◆ **Provided material**
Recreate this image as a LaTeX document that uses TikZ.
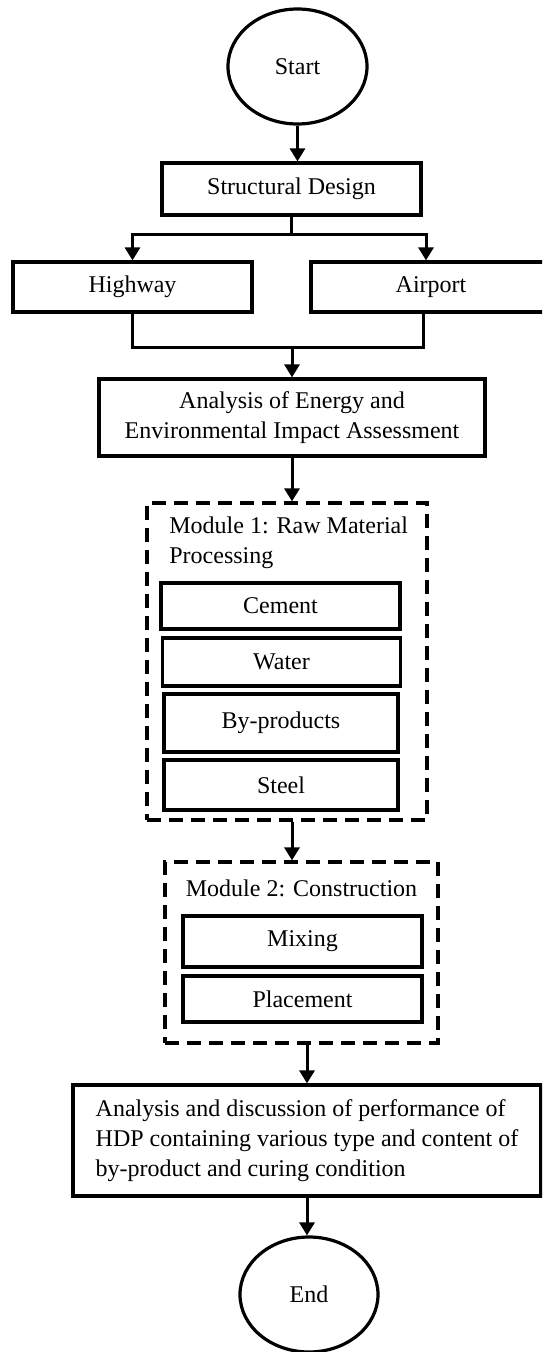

...

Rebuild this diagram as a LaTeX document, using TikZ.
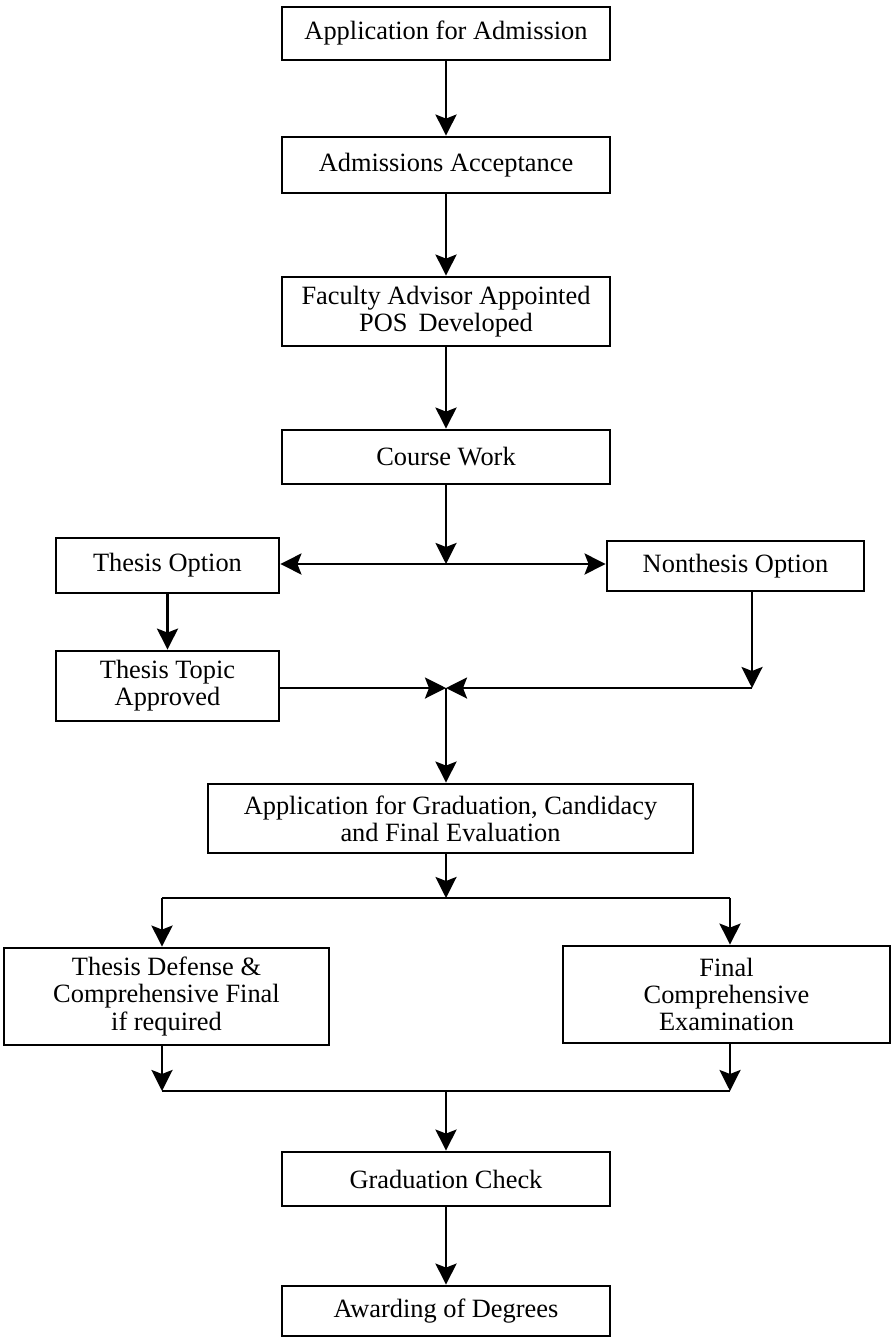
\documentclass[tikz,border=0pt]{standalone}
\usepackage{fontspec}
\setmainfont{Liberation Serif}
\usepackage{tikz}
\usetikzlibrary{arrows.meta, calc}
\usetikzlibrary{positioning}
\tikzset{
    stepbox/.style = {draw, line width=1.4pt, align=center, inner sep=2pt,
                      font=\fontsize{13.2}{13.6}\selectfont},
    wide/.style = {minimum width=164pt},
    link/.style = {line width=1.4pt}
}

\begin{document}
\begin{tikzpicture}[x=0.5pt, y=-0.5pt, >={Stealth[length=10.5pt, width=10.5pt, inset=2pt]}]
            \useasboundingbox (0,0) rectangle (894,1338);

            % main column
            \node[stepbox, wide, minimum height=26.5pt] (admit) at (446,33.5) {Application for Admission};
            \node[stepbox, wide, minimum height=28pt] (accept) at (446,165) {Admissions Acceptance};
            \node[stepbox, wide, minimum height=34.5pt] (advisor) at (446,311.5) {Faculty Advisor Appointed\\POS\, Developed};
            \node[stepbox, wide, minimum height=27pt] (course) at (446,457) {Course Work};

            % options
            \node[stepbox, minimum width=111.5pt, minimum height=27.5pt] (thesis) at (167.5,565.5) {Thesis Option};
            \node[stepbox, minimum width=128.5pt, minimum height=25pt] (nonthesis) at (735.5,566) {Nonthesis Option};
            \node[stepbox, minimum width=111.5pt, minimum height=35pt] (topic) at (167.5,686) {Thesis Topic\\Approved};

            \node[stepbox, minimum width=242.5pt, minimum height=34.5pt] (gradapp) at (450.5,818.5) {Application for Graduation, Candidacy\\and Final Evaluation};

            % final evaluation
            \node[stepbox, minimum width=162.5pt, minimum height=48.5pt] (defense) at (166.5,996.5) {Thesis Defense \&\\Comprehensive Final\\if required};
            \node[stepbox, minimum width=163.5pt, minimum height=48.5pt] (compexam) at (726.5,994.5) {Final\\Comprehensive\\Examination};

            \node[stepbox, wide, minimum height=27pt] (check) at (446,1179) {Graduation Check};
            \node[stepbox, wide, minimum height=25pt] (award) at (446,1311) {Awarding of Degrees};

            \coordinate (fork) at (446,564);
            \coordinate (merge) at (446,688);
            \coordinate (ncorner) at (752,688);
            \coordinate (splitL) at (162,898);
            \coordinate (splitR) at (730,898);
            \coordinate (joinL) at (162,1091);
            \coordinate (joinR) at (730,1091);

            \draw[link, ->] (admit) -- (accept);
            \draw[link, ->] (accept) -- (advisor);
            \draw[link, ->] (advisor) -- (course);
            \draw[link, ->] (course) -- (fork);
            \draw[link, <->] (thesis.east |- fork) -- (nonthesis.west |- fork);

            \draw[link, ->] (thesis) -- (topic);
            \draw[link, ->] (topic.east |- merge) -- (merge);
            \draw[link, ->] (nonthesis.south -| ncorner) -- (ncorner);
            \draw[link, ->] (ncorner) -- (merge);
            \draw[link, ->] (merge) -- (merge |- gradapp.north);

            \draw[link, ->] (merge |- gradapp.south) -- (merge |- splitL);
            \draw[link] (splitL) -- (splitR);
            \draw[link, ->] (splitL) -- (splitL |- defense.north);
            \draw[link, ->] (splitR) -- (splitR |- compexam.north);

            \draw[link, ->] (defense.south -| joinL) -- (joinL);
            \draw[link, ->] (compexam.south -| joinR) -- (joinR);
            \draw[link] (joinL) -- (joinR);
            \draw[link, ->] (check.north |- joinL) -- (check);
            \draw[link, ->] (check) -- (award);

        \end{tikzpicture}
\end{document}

---

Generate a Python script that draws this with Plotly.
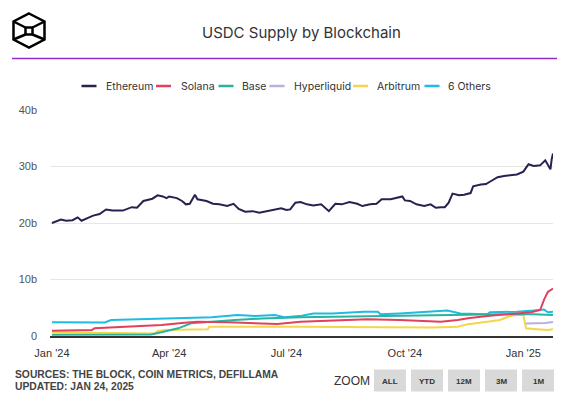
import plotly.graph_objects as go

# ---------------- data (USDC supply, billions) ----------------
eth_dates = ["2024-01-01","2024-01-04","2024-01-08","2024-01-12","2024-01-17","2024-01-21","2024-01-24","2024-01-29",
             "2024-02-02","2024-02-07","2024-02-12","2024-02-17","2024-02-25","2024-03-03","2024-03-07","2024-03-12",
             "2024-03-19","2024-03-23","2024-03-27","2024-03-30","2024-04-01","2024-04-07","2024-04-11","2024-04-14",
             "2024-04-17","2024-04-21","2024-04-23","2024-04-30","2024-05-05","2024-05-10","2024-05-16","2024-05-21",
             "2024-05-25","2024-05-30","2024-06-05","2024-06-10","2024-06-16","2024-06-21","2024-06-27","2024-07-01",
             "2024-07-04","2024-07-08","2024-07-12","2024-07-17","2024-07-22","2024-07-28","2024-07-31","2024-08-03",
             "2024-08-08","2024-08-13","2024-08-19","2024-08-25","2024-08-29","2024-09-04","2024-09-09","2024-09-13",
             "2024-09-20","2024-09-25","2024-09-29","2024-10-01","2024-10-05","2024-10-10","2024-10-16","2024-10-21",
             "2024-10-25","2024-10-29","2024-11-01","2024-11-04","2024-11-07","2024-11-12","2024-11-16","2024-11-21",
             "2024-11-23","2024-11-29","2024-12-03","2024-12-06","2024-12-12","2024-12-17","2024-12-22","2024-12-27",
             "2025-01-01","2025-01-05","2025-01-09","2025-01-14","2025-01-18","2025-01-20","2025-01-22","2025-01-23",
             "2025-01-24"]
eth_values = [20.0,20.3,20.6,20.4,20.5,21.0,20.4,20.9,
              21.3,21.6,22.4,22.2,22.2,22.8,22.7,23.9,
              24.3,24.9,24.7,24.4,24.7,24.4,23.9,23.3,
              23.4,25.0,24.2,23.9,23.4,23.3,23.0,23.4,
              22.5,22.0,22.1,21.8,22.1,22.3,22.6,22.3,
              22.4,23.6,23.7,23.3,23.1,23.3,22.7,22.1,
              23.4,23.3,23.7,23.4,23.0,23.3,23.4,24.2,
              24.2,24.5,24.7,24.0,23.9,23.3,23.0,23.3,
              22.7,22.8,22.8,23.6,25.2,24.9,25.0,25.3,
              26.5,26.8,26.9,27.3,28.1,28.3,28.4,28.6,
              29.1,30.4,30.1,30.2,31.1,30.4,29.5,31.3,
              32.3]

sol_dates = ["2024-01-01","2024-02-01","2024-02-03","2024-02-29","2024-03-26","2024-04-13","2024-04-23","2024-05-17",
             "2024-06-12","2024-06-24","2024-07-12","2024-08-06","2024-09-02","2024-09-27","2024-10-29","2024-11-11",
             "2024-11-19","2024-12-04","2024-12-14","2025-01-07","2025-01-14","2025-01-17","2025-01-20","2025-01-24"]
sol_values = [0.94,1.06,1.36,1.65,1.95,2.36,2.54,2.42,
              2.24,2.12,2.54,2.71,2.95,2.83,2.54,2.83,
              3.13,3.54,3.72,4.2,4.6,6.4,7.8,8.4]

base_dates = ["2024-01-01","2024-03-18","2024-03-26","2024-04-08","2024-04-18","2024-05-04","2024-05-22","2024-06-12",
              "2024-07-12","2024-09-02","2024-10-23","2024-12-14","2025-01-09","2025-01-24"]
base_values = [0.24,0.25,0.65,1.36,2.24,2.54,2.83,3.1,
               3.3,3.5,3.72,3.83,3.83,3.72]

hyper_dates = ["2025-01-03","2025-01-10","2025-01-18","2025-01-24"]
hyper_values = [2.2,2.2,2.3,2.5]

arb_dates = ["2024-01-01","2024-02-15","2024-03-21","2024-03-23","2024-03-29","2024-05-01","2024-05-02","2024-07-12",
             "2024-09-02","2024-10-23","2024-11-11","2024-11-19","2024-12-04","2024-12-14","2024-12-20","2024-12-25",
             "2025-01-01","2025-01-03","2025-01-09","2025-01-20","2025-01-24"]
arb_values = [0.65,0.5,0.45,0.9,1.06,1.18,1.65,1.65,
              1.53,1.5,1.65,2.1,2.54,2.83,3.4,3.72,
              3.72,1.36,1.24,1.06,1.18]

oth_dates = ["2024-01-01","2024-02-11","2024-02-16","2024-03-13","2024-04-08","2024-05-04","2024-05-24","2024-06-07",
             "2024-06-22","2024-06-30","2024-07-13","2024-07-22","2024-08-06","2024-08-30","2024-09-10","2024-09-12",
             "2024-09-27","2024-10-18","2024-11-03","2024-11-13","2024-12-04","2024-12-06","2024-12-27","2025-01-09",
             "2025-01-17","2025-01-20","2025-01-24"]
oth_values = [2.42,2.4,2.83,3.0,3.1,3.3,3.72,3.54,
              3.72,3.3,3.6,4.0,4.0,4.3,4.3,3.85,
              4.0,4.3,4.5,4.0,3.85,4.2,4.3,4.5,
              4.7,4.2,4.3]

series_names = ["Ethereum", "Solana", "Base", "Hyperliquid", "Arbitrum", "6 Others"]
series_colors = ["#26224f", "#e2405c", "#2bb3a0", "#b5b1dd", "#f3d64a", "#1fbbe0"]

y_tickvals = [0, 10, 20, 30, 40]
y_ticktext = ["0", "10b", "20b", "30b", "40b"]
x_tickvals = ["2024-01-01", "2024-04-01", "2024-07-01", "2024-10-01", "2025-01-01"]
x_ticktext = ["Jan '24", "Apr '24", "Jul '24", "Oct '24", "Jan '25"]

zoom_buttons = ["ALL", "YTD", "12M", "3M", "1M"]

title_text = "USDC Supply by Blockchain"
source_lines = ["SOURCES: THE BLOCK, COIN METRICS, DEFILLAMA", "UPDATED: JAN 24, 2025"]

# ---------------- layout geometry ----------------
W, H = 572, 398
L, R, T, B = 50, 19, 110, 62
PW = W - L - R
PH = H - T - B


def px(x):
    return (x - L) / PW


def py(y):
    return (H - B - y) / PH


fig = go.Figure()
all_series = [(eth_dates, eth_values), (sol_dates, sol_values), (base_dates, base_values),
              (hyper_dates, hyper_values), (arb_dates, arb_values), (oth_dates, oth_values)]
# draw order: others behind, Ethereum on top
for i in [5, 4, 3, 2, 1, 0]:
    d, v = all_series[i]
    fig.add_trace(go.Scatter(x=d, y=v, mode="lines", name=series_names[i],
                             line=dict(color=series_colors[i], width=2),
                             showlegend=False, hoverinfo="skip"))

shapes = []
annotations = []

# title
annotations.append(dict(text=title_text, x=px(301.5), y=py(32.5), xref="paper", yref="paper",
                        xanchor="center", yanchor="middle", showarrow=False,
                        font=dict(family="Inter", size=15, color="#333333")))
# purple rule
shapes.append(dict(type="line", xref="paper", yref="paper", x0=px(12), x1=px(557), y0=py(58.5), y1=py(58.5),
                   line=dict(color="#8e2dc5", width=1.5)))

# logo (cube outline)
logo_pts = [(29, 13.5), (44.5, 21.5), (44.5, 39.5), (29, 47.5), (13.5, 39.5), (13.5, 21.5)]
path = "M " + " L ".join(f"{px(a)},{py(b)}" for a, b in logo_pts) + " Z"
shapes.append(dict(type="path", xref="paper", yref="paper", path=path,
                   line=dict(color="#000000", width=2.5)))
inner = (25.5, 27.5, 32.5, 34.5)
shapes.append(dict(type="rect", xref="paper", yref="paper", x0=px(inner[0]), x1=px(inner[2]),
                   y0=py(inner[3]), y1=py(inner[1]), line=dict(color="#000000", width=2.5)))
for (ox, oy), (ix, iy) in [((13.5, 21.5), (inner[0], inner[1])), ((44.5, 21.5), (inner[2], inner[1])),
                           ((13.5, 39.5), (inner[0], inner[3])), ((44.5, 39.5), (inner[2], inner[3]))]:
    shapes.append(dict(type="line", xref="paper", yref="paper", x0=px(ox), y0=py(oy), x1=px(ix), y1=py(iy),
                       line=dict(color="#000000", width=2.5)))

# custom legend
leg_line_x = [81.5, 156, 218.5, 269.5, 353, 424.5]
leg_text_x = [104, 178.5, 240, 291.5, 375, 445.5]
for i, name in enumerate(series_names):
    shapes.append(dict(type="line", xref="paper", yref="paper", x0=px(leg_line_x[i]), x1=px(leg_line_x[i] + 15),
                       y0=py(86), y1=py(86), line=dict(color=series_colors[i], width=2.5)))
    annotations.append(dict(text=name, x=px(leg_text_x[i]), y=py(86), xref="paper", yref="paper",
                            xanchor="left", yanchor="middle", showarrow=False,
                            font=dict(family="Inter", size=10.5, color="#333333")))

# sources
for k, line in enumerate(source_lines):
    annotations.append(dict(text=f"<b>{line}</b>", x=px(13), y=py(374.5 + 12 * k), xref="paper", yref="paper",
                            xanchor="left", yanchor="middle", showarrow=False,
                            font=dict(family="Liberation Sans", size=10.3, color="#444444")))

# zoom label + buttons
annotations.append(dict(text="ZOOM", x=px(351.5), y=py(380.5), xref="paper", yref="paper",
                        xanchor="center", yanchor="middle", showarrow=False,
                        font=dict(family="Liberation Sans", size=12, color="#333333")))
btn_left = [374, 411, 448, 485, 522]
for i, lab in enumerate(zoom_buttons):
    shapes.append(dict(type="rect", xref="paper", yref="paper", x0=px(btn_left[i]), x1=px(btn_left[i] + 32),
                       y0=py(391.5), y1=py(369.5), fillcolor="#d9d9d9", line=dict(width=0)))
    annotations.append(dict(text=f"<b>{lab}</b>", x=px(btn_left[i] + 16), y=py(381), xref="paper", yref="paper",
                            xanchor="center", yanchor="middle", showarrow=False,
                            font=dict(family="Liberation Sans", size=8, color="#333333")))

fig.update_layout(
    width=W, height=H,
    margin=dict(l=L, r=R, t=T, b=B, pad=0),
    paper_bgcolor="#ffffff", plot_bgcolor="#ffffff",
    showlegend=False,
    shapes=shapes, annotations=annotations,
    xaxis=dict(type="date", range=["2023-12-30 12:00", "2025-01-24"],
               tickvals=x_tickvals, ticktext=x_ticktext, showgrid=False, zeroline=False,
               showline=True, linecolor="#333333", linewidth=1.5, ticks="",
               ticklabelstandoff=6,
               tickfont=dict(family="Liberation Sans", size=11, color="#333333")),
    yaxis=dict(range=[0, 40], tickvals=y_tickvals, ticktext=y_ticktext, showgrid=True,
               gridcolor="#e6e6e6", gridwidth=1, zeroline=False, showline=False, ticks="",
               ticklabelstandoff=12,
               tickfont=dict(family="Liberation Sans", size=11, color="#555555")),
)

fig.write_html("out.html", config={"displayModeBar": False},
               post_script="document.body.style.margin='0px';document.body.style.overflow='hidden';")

◆ **Task goal**
From the entries above, copy exactly the lines starting at the one with "Rebuild this diagram" and stopping at the one with "(0,0) rectangle (894,1338);", keeping both ends. Drop the pictures.

◆ **Written reply**
Rebuild this diagram as a LaTeX document, using TikZ.
\documentclass[tikz,border=0pt]{standalone}
\usepackage{fontspec}
\setmainfont{Liberation Serif}
\usepackage{tikz}
\usetikzlibrary{arrows.meta, calc}
\usetikzlibrary{positioning}
\tikzset{
    stepbox/.style = {draw, line width=1.4pt, align=center, inner sep=2pt,
                      font=\fontsize{13.2}{13.6}\selectfont},
    wide/.style = {minimum width=164pt},
    link/.style = {line width=1.4pt}
}

\begin{document}
\begin{tikzpicture}[x=0.5pt, y=-0.5pt, >={Stealth[length=10.5pt, width=10.5pt, inset=2pt]}]
            \useasboundingbox (0,0) rectangle (894,1338);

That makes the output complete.